When you run a farm or a ranch, there’s no timeclock. There’s often no set lunch hour. There’s no paid vacation. Unlike most jobs, the last person leaving the office doesn’t turn out the lights – in farming and ranching, Mother Nature will take care of it for you. In this line of work, which is more like a way of life, farmers and ranchers not only pray for a safe day in the field and for their family and community, but they know God was listening when they wake to the near-musical sound of rain drops hitting a tin roof. They’re hardworking, dedicated, patriotic people, and I’m proud to have many of them as my friends.
Agriculture, particularly production agriculture, is South Dakota’s lifeblood. It’s the top industry, and nearly everyone in the state is affected by it in one way or another. That’s why I knew that I needed to use my voice in Congress to ensure the farming and ranching community was being treated the way it deserved to be treated. After all, where we’re from, “agriculture” is nearly synonymous with “South Dakota.”
At the end of the day, I think farmers and ranchers want to know that policymakers truly understand how tough this business can be. Having stood in the fields and witnessed the blood, sweat, and literal tears that go into this, I get it. It’s why I chose to serve on the House Agriculture Committee and now the Senate Agriculture Committee, and I believe that I’ve used my voice – their voice – to effectively give South Dakota’s farmers and ranchers a platform to be heard.
There’s no greater example of this than the pro-farmer, pro-agriculture farm bill that’s moving through Congress – the fourth farm bill that I’ve helped write – which is thanks, in large part, to the help and advice I’ve been fortunate to receive from the South Dakota agriculture community.

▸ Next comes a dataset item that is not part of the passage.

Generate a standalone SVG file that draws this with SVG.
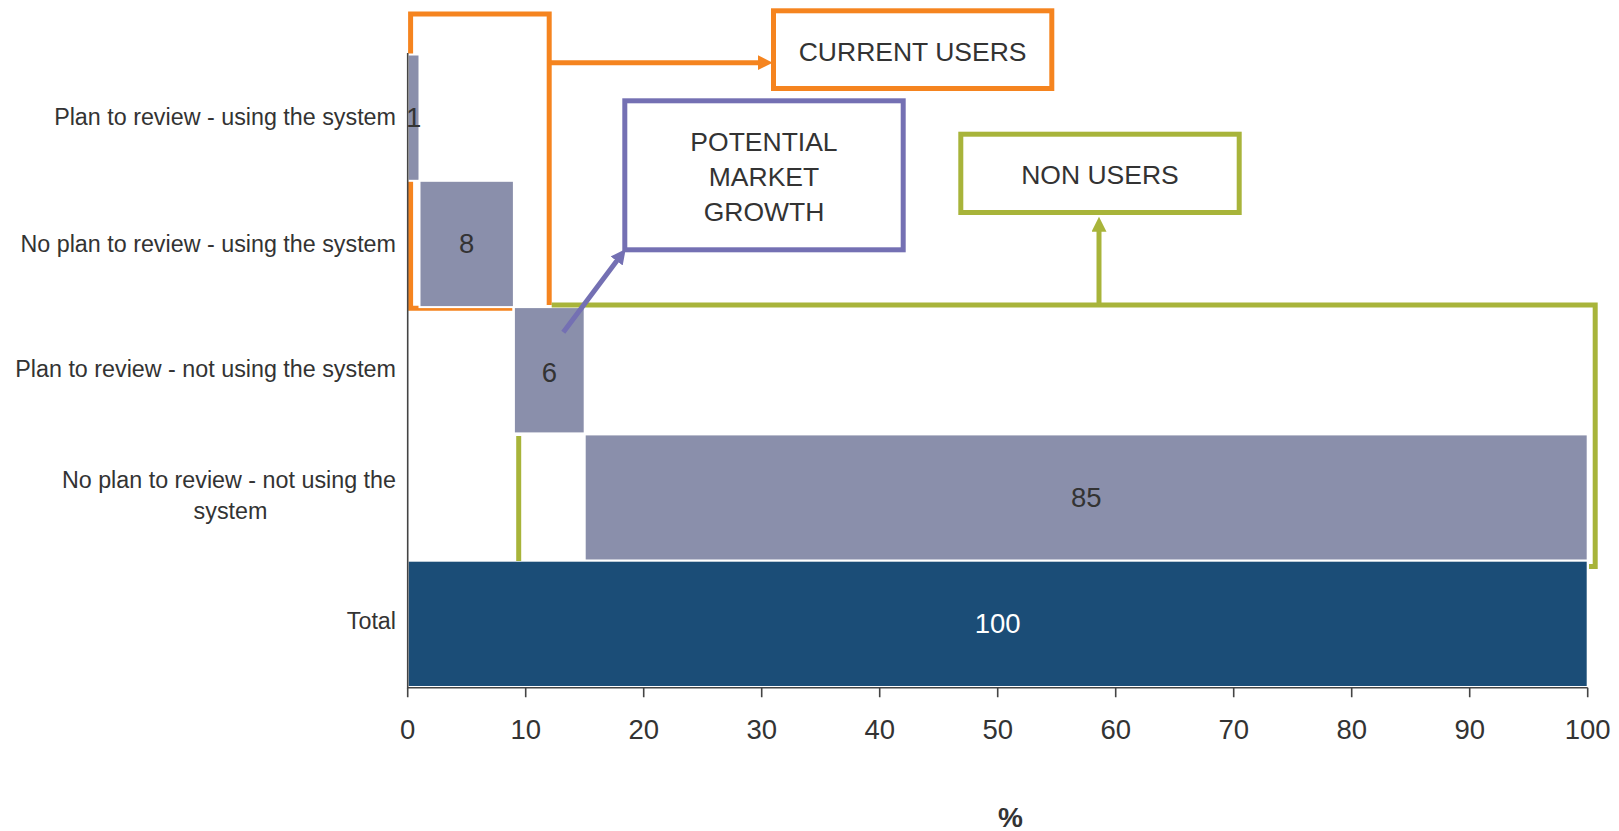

Knowing that this isn’t always an easy process, in March 2017, nearly 20 months before the current farm bill was set to expire, I tried to get ahead of the game by introducing proposal after proposal to reform and strengthen the next farm bill. Since I started this process, I’ve rolled out roughly 40 legislative ideas. As evidenced by our bipartisan farm bill, which is now on its way to the full Senate for consideration, it’s safe to say that the hard work paid off.
Multiple proposals that I’d written were included in the Agriculture Committee’s draft bill, and several more were included before the committee voted 20-1 to move it one step closer to the finish line. I still have a few ideas on how to improve this already strong bill once we get it to the Senate floor, and I’m glad to have a commitment from Chairman Pat Roberts and Ranking Member Debbie Stabenow to help implement some of them, particularly my proposals related to the Conservation Reserve Program, which is so important in South Dakota.
Going through this process, I’m reminded of what Paul Harvey told the Future Farmers of America convention in 1978. He talked about what God needed on the 8th day: a caretaker. “God said, ‘I need somebody willing to sit up all night with a newborn colt, and watch it die. Then dry his eyes and say, ‘Maybe next year.’ I need somebody who can shape an ax handle from a persimmon sprout, shoe a horse with a hunk of car tire, who can make harness out of haywire, feed sacks, and shoe scraps. And who, planting time and harvest season, will finish his 40-hour week by Tuesday noon, then, paining from tractor back, put in another 72 hours.’ So God made a farmer.”
Thank you, God, for making a farmer and for having him call South Dakota home.